- [WORK TO COMPLETE]: Pictures within the data are to be left out; everything else must be reproduced exactly.

- [MATERIAL]:
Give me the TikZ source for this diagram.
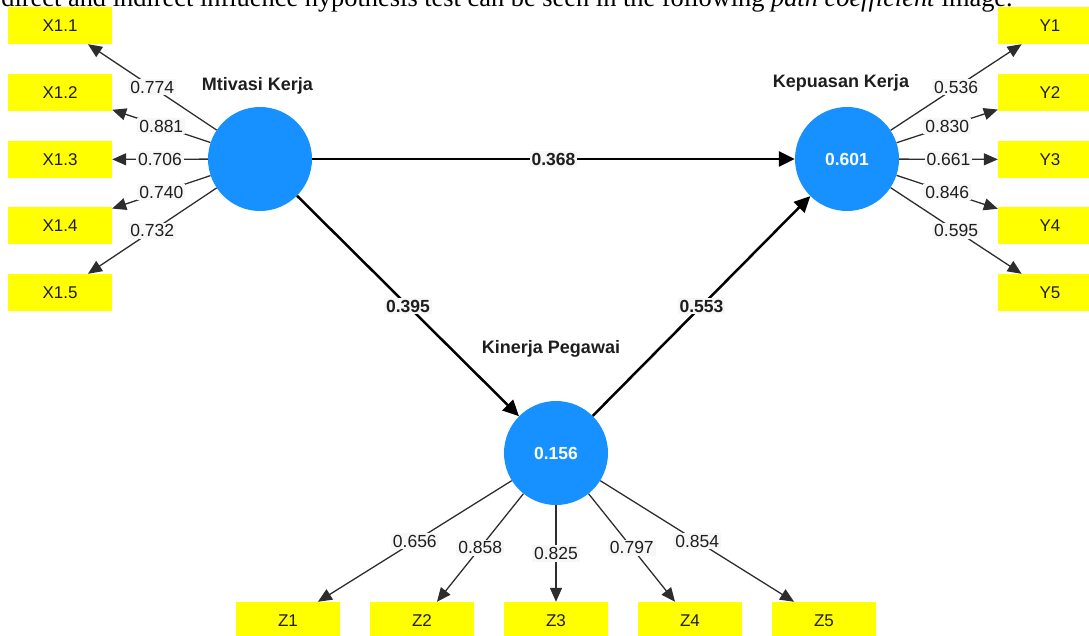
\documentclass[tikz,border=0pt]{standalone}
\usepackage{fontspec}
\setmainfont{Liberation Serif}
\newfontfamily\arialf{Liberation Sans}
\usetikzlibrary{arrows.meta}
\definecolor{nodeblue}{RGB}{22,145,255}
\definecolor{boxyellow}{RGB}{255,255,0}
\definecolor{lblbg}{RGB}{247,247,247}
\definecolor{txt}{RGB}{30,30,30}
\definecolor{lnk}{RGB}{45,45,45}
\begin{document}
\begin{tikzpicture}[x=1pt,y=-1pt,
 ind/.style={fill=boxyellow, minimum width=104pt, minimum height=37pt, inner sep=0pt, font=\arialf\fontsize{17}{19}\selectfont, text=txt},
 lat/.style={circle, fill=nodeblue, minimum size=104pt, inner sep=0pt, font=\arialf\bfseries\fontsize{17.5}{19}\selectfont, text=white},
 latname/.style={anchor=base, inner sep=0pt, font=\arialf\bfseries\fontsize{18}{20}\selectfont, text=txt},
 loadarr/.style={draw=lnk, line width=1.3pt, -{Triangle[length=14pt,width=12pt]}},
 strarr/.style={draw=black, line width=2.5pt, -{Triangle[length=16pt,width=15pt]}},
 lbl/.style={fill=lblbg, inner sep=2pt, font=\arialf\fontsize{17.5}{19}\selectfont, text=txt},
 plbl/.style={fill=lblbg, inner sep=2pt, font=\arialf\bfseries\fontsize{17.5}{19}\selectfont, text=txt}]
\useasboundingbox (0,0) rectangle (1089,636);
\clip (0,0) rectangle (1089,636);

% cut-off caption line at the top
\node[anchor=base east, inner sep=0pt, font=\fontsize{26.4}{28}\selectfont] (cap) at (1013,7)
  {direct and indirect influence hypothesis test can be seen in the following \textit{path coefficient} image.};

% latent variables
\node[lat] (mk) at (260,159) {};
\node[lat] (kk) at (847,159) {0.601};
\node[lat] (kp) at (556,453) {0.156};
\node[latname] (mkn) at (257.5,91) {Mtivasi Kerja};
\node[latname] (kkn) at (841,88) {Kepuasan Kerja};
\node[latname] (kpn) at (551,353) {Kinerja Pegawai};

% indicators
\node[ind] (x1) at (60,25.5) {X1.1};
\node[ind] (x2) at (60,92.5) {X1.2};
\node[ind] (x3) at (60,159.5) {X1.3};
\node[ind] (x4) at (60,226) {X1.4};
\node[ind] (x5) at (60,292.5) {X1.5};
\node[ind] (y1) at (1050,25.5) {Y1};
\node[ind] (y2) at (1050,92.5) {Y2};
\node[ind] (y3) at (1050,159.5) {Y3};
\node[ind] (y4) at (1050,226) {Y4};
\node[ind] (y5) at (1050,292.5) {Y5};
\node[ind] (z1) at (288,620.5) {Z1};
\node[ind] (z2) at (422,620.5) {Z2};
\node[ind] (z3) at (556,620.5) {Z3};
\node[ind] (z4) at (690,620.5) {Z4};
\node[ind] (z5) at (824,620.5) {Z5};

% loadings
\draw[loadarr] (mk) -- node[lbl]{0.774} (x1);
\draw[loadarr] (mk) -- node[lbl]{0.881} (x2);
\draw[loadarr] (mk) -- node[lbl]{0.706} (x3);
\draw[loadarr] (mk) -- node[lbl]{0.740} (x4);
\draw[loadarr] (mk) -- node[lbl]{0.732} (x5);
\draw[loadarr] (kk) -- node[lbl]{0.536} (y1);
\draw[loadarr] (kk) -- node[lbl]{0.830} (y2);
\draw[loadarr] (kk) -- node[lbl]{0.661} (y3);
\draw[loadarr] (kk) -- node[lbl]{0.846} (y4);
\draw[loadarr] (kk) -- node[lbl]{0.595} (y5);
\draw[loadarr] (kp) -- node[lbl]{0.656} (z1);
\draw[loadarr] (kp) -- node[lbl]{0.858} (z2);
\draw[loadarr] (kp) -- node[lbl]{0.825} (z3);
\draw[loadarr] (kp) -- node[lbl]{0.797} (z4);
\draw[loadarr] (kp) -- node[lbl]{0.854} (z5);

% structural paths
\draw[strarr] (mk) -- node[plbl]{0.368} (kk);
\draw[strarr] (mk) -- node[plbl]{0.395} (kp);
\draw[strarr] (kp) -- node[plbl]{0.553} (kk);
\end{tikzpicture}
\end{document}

- [REPLY TO THE EXERCISE]:
Give me the TikZ source for this diagram.
\documentclass[tikz,border=0pt]{standalone}
\usepackage{fontspec}
\setmainfont{Liberation Serif}
\newfontfamily\arialf{Liberation Sans}
\usetikzlibrary{arrows.meta}
\definecolor{nodeblue}{RGB}{22,145,255}
\definecolor{boxyellow}{RGB}{255,255,0}
\definecolor{lblbg}{RGB}{247,247,247}
\definecolor{txt}{RGB}{30,30,30}
\definecolor{lnk}{RGB}{45,45,45}
\begin{document}
\begin{tikzpicture}[x=1pt,y=-1pt,
 ind/.style={fill=boxyellow, minimum width=104pt, minimum height=37pt, inner sep=0pt, font=\arialf\fontsize{17}{19}\selectfont, text=txt},
 lat/.style={circle, fill=nodeblue, minimum size=104pt, inner sep=0pt, font=\arialf\bfseries\fontsize{17.5}{19}\selectfont, text=white},
 latname/.style={anchor=base, inner sep=0pt, font=\arialf\bfseries\fontsize{18}{20}\selectfont, text=txt},
 loadarr/.style={draw=lnk, line width=1.3pt, -{Triangle[length=14pt,width=12pt]}},
 strarr/.style={draw=black, line width=2.5pt, -{Triangle[length=16pt,width=15pt]}},
 lbl/.style={fill=lblbg, inner sep=2pt, font=\arialf\fontsize{17.5}{19}\selectfont, text=txt},
 plbl/.style={fill=lblbg, inner sep=2pt, font=\arialf\bfseries\fontsize{17.5}{19}\selectfont, text=txt}]
\useasboundingbox (0,0) rectangle (1089,636);
\clip (0,0) rectangle (1089,636);

% cut-off caption line at the top
\node[anchor=base east, inner sep=0pt, font=\fontsize{26.4}{28}\selectfont] (cap) at (1013,7)
  {direct and indirect influence hypothesis test can be seen in the following \textit{path coefficient} image.};

% latent variables
\node[lat] (mk) at (260,159) {};
\node[lat] (kk) at (847,159) {0.601};
\node[lat] (kp) at (556,453) {0.156};
\node[latname] (mkn) at (257.5,91) {Mtivasi Kerja};
\node[latname] (kkn) at (841,88) {Kepuasan Kerja};
\node[latname] (kpn) at (551,353) {Kinerja Pegawai};

% indicators
\node[ind] (x1) at (60,25.5) {X1.1};
\node[ind] (x2) at (60,92.5) {X1.2};
\node[ind] (x3) at (60,159.5) {X1.3};
\node[ind] (x4) at (60,226) {X1.4};
\node[ind] (x5) at (60,292.5) {X1.5};
\node[ind] (y1) at (1050,25.5) {Y1};
\node[ind] (y2) at (1050,92.5) {Y2};
\node[ind] (y3) at (1050,159.5) {Y3};
\node[ind] (y4) at (1050,226) {Y4};
\node[ind] (y5) at (1050,292.5) {Y5};
\node[ind] (z1) at (288,620.5) {Z1};
\node[ind] (z2) at (422,620.5) {Z2};
\node[ind] (z3) at (556,620.5) {Z3};
\node[ind] (z4) at (690,620.5) {Z4};
\node[ind] (z5) at (824,620.5) {Z5};

% loadings
\draw[loadarr] (mk) -- node[lbl]{0.774} (x1);
\draw[loadarr] (mk) -- node[lbl]{0.881} (x2);
\draw[loadarr] (mk) -- node[lbl]{0.706} (x3);
\draw[loadarr] (mk) -- node[lbl]{0.740} (x4);
\draw[loadarr] (mk) -- node[lbl]{0.732} (x5);
\draw[loadarr] (kk) -- node[lbl]{0.536} (y1);
\draw[loadarr] (kk) -- node[lbl]{0.830} (y2);
\draw[loadarr] (kk) -- node[lbl]{0.661} (y3);
\draw[loadarr] (kk) -- node[lbl]{0.846} (y4);
\draw[loadarr] (kk) -- node[lbl]{0.595} (y5);
\draw[loadarr] (kp) -- node[lbl]{0.656} (z1);
\draw[loadarr] (kp) -- node[lbl]{0.858} (z2);
\draw[loadarr] (kp) -- node[lbl]{0.825} (z3);
\draw[loadarr] (kp) -- node[lbl]{0.797} (z4);
\draw[loadarr] (kp) -- node[lbl]{0.854} (z5);

% structural paths
\draw[strarr] (mk) -- node[plbl]{0.368} (kk);
\draw[strarr] (mk) -- node[plbl]{0.395} (kp);
\draw[strarr] (kp) -- node[plbl]{0.553} (kk);
\end{tikzpicture}
\end{document}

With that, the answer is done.